"I wish that I could give something, but I just don't have the financial resources." Sounds earnest, but is often a cop-out. Giving is the involvement of one person in the life of another, whether financially, spiritually, emotionally, intellectually or relationally. Mentoring can be one of the finest gifts that you can give to another. A fine example of this is my friend Ron. As I left lunch with him he said, "I'm forty, and I owe something to people in their twenties." This is the ministry of mentoring in which we share our experience, our knowledge, and our wisdom with those who ask. I have never asked someone to be their mentor. By having them choose you they understand the work that is involved.
Recently I was at a singles retreat. During a break a dear lady had told me her gift was counseling people and I asked her if she waited until they asked or if she volunteered. She said she did both but primarily did a great deal of volunteering, I asked her what would happen if she waited until they asked. She paused and answered, "But what if they don't ask?" That was the point. She is really not a counselor, she's a fixer. And she is definitely not a mentor.

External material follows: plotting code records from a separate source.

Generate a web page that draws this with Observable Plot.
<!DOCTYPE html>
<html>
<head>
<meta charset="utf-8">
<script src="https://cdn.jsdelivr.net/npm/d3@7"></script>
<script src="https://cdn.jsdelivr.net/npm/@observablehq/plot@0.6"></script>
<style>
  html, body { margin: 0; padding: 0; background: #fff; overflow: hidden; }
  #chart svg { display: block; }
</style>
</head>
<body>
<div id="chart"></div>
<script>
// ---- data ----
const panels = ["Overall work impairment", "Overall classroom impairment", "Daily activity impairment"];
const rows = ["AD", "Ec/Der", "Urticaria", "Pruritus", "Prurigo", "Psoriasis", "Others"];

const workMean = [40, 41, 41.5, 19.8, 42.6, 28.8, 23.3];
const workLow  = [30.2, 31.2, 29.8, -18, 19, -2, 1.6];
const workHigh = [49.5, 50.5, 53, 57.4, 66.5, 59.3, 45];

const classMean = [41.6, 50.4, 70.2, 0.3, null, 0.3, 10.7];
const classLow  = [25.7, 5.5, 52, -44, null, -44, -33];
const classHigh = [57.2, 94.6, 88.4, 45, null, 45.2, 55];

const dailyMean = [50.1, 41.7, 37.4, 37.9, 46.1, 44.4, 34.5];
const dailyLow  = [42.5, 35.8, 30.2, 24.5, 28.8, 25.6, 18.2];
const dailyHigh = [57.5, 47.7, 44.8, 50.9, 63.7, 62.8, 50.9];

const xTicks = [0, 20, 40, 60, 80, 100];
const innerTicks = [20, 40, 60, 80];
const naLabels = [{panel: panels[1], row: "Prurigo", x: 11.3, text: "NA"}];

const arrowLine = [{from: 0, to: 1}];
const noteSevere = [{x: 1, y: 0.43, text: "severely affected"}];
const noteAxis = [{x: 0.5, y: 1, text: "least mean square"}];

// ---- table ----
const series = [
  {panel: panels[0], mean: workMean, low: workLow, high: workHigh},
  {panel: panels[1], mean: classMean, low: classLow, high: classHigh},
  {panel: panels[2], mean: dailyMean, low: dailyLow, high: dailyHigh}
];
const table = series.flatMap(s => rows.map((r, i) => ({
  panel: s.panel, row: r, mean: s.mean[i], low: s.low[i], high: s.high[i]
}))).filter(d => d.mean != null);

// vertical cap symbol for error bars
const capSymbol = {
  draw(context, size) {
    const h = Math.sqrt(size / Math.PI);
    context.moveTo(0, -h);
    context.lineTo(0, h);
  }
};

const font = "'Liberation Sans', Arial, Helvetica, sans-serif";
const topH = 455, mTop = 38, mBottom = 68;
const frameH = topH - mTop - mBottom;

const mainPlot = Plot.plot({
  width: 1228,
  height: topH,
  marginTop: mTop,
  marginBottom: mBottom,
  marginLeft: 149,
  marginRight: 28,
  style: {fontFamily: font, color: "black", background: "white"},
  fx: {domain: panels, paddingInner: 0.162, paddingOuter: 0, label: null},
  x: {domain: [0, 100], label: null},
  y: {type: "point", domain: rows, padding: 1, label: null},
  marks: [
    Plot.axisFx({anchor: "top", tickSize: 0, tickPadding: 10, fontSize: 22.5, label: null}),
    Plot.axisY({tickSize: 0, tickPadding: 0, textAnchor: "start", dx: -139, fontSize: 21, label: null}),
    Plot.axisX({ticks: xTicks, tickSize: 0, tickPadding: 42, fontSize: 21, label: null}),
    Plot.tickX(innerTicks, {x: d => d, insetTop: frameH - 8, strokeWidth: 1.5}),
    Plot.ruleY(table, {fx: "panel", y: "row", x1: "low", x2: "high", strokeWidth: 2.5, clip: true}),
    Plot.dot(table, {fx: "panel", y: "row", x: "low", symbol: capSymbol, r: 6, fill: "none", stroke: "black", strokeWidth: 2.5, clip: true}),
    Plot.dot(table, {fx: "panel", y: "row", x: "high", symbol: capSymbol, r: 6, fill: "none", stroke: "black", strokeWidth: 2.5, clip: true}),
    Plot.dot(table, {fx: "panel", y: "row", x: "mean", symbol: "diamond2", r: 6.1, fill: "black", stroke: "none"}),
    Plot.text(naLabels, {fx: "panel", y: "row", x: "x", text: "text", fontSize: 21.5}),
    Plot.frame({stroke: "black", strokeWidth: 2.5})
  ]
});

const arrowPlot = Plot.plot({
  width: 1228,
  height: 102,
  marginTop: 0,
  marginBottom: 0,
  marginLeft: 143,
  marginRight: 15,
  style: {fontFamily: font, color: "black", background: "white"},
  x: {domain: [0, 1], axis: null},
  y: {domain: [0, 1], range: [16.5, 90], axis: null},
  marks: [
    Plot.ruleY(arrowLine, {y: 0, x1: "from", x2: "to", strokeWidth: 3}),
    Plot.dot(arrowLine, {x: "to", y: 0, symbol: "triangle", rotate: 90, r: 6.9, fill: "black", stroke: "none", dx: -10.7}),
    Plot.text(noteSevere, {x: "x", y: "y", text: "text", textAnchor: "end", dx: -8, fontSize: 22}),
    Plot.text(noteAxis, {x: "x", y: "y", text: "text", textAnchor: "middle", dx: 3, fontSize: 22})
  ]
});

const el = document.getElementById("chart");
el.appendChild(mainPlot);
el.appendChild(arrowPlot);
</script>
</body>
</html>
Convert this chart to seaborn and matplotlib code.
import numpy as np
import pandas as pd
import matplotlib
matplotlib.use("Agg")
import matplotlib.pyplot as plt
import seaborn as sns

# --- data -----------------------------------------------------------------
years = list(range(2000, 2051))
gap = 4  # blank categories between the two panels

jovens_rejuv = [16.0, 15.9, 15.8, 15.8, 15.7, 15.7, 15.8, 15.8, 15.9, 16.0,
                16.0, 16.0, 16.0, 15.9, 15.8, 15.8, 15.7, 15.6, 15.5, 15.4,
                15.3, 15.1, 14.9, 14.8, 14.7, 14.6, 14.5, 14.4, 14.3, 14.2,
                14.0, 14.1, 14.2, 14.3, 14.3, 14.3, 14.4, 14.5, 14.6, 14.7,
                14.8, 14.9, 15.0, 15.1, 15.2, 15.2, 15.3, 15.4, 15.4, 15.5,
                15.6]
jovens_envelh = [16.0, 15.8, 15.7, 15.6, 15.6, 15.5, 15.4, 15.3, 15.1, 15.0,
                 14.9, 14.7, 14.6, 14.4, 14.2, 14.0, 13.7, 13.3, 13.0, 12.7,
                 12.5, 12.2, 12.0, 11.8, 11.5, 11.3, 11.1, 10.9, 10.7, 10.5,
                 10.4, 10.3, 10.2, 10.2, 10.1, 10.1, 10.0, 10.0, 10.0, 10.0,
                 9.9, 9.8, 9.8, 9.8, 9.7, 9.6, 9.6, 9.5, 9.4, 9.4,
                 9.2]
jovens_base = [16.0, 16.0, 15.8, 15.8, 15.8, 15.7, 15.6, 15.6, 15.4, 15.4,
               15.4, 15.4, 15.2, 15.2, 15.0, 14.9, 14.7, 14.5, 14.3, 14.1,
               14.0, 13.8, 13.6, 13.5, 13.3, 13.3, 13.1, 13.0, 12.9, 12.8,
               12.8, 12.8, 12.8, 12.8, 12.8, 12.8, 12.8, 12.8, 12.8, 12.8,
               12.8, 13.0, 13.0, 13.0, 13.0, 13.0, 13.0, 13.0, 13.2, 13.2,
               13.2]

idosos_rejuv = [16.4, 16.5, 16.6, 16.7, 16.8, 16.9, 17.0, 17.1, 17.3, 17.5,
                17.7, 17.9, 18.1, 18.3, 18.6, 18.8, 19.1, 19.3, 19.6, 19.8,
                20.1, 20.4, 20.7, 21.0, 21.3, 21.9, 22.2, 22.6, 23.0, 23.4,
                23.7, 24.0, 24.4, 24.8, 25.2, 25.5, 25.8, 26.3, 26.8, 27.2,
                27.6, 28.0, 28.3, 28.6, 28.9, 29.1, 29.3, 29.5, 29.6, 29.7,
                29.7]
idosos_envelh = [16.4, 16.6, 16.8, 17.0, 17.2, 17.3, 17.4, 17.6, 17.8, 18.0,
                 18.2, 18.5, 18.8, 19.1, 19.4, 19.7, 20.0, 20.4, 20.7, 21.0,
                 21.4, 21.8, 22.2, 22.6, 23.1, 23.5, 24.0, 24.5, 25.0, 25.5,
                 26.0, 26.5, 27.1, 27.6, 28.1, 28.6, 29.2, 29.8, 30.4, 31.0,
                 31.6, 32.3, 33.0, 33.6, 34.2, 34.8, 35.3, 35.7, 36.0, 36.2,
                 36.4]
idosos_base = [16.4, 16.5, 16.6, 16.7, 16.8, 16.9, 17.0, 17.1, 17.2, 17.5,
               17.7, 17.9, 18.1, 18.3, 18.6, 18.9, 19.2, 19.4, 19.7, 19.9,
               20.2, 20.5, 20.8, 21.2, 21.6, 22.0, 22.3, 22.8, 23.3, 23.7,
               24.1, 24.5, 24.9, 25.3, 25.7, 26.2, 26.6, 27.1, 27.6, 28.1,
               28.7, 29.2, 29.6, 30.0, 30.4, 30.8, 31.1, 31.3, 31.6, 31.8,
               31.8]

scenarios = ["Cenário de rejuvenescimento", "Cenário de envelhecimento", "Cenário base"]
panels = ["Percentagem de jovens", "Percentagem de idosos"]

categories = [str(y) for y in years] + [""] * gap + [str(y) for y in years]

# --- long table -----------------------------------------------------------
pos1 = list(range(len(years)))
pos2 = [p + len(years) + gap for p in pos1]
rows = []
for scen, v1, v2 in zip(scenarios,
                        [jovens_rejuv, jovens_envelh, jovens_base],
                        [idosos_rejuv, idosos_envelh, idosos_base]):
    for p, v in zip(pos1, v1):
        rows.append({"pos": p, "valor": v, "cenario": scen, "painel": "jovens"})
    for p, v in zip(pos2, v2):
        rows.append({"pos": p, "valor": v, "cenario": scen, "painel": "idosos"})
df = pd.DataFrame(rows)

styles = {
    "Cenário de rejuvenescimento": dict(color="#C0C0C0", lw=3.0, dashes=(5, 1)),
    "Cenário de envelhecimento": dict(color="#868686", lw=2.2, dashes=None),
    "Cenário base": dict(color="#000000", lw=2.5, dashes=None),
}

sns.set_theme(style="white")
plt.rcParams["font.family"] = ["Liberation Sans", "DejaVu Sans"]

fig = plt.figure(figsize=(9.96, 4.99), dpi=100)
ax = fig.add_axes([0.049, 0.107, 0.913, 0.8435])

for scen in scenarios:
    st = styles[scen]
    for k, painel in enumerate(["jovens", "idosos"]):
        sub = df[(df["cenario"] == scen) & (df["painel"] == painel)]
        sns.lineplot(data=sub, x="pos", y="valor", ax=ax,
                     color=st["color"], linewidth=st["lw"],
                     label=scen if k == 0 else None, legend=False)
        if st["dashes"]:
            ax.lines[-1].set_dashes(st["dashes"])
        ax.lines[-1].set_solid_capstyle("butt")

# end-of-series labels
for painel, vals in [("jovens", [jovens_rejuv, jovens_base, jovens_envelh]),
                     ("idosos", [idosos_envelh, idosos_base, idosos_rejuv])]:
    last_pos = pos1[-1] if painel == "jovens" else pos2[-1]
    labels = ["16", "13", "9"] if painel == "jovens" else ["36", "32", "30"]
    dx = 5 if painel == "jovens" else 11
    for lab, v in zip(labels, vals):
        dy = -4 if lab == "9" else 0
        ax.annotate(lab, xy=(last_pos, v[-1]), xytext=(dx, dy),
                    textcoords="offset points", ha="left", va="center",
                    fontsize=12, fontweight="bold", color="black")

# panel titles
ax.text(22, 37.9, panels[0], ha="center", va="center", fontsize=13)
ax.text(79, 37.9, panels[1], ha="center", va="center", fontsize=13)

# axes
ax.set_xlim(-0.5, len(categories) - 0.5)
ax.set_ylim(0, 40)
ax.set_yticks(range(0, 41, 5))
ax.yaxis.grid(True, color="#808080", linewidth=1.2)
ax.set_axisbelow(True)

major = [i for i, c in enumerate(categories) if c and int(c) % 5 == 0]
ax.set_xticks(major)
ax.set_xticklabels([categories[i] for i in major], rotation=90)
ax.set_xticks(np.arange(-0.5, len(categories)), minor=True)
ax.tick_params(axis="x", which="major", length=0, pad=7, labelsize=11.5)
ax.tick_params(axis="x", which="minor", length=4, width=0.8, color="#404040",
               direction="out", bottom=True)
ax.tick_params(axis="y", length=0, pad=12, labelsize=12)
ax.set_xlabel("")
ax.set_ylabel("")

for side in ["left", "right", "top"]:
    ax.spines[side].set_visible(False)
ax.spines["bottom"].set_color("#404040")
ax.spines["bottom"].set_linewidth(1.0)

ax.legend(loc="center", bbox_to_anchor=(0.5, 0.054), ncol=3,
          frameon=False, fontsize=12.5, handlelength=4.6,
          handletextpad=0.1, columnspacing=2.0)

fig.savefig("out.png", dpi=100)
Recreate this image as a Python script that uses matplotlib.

On my last trip to Key Biscayne church I was told that one of the young men there had gotten into some trouble and the family had broken up. When I saw him I asked him how things were going and he said, "Fred, I didn't have a father and I haven't had an older man to guide me. I really need one." He does.
I remember one occasion when the young Asian who had the office next to mine surprised me by dropping in and saying, "For three years we've been passing in the hall going to and from the restroom." I wasn't sure where this conversation was going, but then he said, "I've been wondering if you're someone I should know." He had difficulty with English and told me he finished at the top of his engineering class but, again, had no one to mentor him. His approach indicated to me that he was serious about mentoring. To spend time with him would be a worthy gift.
Mentoring isn't cloning. David Frost was interviewing Isaac Stern and mentioned Stern's great teacher. "Yes, he was great indeed." When David asked what the teacher had taught him Stern answered, "He taught me how to teach myself." Then he followed up by saying, "My teacher had five outstanding pupils and none of them played like him. They all played like themselves. "Sometimes I unfortunately see fathers who try to clone their son by getting him to do everything good they have done plus do well everything they could not do, particularly in athletics. This is not the gift of mentoring, but the misplaced use of vicarious accomplishment. The mentor celebrates the mentoree's victories — on their own terms, not the mentor's.
I was impressed when Peter Lynch, the father of the Fidelity Magellan fund, came back to mentor, but not to take over the administration leadership. One of the people he helped said, "He has a unique ability to give perspective." He had demonstrated ability and credibility now he was coupling that with accessibility for the new generation.
When we think of our giving we must consider the gift of mentoring. What is your unique giftedness? What could you be passing on to a younger person for their development? Who has sought you out as a resource? Mentoring can be a gift that enriches both the giver and the receiver.